What to do:
How many lines of the entries below include the word "matplotlib"? Answer with the number alone.

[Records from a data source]
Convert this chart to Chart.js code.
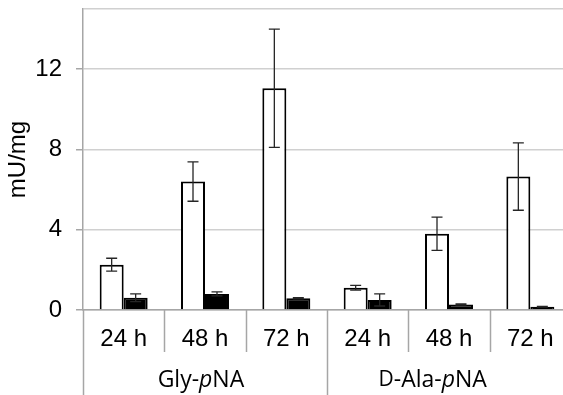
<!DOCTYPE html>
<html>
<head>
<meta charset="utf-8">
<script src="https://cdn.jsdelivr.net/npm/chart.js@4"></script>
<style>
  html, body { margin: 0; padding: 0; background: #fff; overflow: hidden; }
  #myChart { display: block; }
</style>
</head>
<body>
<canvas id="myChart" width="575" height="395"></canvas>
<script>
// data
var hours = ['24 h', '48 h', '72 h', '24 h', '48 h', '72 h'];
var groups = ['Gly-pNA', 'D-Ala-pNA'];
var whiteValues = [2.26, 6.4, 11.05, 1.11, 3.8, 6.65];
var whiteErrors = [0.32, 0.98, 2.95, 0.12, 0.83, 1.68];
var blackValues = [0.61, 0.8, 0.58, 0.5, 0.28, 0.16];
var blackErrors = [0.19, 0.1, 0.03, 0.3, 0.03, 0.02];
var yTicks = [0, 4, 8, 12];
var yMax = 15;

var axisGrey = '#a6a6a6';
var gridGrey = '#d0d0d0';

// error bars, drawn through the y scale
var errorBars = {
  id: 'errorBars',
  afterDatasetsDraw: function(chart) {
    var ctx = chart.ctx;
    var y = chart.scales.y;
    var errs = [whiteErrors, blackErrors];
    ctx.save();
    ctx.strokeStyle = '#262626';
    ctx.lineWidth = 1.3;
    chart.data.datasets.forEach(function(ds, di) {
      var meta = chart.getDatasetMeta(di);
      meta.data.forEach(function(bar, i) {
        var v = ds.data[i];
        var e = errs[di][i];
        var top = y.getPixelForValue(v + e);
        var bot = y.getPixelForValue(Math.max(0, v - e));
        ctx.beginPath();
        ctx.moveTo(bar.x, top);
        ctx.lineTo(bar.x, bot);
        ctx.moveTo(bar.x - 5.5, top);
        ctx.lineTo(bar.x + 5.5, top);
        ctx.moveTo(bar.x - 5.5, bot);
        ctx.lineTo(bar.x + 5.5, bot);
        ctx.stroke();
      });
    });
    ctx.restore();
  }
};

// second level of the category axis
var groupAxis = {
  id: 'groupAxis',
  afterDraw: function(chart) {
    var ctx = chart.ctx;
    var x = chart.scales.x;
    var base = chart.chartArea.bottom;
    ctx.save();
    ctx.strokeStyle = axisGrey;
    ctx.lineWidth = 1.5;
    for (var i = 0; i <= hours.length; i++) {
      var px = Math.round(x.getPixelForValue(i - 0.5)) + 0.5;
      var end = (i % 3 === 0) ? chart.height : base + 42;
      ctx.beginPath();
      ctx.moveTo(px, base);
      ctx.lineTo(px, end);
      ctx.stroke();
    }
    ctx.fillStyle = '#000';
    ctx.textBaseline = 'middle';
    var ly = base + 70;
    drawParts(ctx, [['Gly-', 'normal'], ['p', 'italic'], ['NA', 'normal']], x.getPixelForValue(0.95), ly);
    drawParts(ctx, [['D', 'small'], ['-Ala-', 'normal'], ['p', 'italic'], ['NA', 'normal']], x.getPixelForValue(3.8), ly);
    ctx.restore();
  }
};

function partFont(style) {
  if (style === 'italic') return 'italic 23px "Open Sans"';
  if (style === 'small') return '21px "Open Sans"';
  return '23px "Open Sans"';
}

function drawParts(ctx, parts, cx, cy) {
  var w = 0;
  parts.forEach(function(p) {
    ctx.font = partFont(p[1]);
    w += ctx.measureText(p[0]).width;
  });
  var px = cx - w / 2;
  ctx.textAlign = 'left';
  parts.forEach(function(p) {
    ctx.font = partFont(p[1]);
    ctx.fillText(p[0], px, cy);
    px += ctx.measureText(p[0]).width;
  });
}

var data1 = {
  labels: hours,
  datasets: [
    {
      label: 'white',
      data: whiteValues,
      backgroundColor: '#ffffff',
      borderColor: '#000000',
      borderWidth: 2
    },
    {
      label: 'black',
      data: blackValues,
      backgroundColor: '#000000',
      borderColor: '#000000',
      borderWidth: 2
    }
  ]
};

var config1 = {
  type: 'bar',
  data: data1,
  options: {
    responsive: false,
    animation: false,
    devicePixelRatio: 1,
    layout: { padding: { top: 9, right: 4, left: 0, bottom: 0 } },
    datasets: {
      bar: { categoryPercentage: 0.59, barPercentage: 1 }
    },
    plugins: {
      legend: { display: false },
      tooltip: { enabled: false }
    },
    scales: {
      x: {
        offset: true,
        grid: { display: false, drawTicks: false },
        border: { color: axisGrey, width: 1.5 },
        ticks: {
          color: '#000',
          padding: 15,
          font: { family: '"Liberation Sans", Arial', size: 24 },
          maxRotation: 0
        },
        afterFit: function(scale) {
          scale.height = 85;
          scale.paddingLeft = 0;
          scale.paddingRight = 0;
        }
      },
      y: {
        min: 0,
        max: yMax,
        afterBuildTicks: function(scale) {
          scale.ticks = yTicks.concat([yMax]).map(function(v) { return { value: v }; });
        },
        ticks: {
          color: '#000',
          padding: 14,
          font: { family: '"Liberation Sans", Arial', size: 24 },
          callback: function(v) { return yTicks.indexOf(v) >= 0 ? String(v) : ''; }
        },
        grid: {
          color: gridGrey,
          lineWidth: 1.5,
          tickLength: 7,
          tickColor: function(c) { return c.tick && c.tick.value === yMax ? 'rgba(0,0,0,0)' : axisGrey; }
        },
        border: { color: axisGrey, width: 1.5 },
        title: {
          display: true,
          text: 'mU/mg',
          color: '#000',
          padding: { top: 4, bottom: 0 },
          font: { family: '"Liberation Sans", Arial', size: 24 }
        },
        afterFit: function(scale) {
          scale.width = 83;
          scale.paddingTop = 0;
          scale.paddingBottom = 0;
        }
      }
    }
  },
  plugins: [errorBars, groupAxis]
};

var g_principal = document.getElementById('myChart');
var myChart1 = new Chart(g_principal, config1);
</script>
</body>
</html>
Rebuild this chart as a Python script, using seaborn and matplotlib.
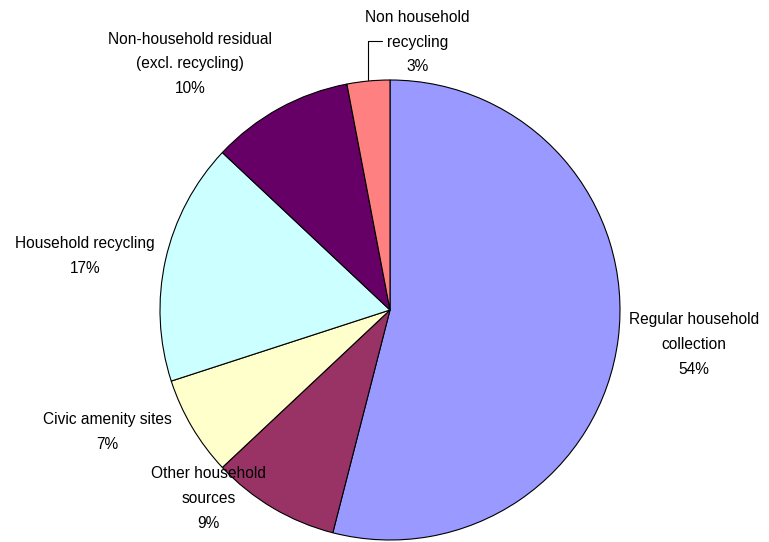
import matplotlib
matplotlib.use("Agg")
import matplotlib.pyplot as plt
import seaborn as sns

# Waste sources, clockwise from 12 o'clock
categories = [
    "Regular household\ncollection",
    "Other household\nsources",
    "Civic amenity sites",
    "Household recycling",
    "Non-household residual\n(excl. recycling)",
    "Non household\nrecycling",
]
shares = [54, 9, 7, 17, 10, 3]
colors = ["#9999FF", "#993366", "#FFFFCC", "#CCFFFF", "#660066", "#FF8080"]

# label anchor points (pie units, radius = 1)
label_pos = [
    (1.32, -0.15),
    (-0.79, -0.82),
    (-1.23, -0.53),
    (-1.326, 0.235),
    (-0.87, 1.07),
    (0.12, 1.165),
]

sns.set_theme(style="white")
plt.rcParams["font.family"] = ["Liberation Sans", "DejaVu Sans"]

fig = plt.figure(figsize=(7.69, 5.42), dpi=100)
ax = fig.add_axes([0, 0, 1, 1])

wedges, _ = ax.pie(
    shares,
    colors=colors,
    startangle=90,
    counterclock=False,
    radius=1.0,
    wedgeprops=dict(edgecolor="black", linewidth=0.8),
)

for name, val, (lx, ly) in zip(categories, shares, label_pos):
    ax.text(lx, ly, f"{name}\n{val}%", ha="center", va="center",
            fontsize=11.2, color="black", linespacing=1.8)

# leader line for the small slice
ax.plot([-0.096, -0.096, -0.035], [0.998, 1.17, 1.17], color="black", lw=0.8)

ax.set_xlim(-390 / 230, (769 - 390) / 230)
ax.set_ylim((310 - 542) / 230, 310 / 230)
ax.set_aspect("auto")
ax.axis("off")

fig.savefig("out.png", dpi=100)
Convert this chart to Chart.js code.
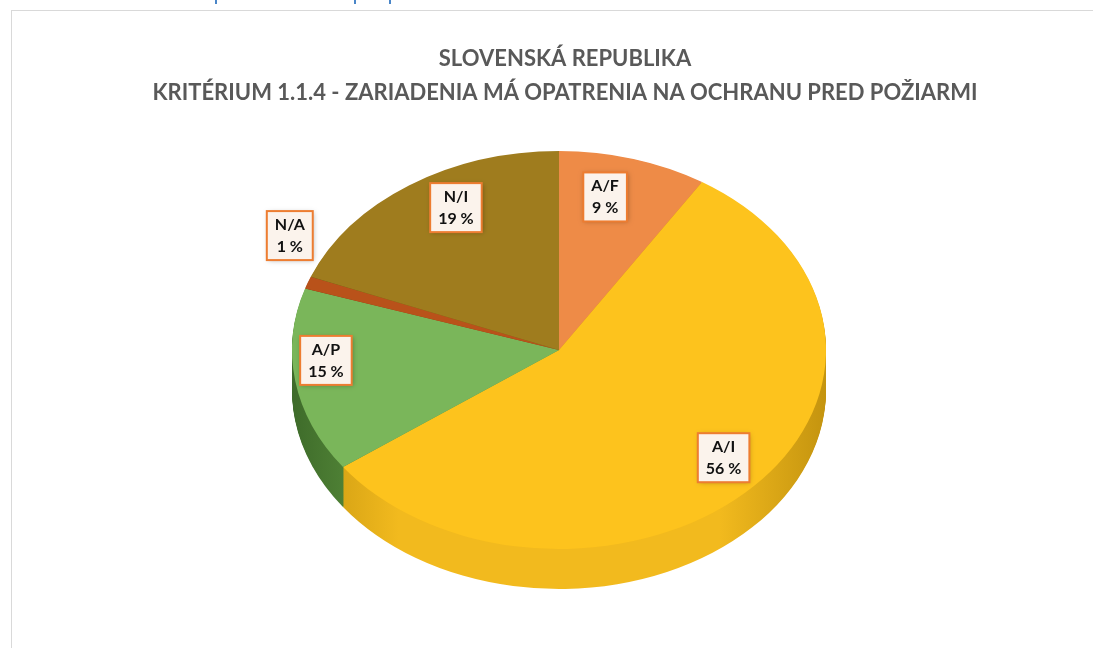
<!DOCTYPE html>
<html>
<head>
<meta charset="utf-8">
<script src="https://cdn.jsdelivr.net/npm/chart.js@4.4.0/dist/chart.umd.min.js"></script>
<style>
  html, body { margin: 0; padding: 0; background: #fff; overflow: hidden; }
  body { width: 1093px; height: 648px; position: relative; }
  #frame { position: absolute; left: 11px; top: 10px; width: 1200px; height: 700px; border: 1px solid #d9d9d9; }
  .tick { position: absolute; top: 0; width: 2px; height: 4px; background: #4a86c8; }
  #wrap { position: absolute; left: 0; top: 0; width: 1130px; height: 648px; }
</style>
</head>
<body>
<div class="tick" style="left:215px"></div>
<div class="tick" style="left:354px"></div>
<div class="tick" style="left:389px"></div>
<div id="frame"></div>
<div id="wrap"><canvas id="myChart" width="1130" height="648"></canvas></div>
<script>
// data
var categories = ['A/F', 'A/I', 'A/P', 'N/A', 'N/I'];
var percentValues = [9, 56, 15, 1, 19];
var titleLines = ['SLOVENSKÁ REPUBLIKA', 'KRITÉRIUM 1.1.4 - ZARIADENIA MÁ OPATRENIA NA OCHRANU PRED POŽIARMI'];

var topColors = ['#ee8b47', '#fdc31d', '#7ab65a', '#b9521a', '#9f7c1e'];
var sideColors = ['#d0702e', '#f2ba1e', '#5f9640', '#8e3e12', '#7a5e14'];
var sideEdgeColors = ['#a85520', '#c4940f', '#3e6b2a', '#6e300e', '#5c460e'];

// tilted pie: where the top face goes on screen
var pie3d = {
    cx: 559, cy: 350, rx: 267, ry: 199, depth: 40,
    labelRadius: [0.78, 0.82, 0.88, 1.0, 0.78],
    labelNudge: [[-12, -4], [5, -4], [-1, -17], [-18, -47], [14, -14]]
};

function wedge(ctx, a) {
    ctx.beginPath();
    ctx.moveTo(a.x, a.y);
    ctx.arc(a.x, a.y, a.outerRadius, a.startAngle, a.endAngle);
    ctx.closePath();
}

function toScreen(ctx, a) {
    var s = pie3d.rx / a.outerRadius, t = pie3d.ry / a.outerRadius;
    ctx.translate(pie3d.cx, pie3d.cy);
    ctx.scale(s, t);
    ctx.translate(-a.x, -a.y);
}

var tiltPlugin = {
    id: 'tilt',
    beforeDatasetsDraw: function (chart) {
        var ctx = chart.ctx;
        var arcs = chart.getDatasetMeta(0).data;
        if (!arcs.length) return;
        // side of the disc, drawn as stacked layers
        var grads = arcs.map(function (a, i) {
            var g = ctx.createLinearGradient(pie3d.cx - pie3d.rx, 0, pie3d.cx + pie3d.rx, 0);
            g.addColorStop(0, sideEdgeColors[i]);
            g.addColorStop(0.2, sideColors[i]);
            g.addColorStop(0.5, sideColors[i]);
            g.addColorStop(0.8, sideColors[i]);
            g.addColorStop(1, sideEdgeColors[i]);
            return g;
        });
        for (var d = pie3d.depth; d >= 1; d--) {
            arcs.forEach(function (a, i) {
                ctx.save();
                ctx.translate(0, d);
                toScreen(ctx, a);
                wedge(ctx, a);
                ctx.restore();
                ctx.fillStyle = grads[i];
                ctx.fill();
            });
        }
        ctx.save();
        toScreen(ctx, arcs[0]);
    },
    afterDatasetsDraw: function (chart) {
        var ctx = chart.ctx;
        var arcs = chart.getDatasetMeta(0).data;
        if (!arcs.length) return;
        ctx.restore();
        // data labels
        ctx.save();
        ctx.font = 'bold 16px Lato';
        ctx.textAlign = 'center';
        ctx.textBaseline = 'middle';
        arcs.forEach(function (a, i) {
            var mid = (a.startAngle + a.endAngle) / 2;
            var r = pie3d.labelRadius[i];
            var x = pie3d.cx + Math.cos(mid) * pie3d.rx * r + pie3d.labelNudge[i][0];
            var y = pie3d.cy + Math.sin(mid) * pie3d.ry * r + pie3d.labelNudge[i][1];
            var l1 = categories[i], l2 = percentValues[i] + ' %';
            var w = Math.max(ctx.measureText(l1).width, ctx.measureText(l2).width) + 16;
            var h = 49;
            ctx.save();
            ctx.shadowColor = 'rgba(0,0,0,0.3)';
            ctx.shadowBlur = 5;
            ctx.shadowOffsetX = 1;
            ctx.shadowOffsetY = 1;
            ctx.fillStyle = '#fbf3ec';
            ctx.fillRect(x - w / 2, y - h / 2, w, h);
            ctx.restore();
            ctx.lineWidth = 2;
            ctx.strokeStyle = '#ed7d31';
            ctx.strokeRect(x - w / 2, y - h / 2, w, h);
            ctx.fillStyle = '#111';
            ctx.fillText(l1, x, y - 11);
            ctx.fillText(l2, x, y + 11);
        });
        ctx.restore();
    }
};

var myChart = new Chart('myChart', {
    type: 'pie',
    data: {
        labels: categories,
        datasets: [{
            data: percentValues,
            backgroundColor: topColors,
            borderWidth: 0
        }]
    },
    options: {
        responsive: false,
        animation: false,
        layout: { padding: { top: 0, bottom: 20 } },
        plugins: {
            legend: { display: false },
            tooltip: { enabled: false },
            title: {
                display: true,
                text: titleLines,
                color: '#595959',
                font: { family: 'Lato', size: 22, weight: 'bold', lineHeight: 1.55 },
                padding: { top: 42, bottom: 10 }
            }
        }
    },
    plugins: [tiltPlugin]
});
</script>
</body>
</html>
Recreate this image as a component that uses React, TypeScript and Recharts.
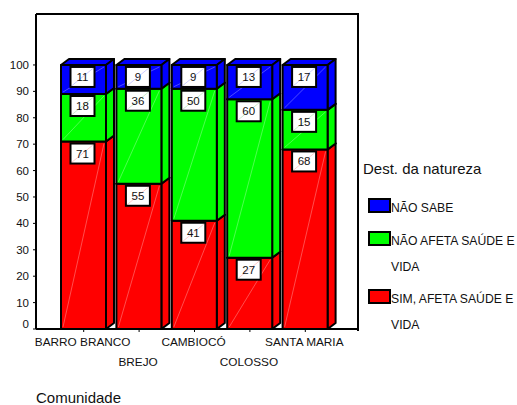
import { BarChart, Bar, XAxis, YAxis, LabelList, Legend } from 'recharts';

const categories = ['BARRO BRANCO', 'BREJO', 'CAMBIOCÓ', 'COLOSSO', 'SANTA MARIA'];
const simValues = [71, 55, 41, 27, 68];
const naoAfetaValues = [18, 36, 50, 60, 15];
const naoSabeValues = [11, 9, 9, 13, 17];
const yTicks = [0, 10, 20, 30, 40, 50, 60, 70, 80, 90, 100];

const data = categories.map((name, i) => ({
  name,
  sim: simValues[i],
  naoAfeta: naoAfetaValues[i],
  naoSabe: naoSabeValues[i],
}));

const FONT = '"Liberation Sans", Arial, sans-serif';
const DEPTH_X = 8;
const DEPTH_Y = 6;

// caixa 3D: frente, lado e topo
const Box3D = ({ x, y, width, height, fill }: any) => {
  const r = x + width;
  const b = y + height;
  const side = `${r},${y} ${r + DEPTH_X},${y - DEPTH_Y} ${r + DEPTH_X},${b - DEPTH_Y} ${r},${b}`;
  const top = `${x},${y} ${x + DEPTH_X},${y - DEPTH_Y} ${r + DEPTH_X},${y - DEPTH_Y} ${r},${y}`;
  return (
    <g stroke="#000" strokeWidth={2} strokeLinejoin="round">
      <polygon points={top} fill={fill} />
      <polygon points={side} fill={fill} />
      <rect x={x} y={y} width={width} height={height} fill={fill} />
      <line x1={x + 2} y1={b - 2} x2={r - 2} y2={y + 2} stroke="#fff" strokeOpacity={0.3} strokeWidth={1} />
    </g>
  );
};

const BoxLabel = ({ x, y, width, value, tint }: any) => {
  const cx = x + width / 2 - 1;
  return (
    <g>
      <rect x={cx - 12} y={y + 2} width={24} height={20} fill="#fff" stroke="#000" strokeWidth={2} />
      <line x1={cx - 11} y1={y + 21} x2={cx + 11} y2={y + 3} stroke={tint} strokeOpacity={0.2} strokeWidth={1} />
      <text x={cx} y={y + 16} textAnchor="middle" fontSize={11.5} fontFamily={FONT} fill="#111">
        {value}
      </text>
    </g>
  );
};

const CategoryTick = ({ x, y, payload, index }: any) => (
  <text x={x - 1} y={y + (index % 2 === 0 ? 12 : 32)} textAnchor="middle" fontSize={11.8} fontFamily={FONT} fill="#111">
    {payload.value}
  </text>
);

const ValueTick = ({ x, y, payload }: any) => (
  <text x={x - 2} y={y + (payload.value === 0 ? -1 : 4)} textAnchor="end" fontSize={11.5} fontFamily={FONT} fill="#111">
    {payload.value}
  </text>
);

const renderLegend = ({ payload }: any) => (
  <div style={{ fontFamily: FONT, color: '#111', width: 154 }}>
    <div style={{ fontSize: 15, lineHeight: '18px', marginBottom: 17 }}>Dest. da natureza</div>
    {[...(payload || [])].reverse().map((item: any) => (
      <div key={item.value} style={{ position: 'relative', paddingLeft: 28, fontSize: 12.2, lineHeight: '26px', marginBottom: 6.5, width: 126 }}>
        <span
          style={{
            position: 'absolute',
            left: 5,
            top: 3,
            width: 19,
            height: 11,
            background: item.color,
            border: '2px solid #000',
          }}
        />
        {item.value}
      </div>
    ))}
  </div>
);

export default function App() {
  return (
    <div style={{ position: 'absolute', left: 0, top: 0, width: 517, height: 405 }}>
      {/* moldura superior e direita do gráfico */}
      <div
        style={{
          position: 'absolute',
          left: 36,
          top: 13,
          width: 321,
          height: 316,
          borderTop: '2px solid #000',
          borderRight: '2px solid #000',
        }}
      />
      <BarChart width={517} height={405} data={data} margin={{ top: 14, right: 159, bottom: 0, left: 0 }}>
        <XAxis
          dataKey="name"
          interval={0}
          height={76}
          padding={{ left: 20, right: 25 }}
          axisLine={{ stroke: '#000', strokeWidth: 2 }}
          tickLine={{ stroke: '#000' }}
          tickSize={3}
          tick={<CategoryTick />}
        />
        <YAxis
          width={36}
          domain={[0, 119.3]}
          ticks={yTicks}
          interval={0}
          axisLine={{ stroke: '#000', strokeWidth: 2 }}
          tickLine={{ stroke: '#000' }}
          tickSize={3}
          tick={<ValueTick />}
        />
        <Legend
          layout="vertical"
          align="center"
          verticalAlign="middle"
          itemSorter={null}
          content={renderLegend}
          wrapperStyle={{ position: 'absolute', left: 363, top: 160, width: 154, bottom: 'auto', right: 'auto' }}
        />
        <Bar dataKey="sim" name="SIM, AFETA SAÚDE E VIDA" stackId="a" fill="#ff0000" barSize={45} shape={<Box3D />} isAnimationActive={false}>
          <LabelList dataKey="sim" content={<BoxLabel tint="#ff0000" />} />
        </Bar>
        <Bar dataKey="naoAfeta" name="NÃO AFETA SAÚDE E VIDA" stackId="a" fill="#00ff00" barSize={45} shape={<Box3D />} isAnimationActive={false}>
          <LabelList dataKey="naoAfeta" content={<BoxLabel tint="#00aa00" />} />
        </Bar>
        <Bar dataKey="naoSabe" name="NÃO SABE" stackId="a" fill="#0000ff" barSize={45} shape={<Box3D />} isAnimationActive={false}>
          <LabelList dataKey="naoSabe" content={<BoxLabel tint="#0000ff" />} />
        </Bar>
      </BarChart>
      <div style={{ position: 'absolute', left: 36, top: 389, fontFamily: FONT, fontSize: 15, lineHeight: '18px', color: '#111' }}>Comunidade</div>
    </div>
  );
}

Solution for this task:
4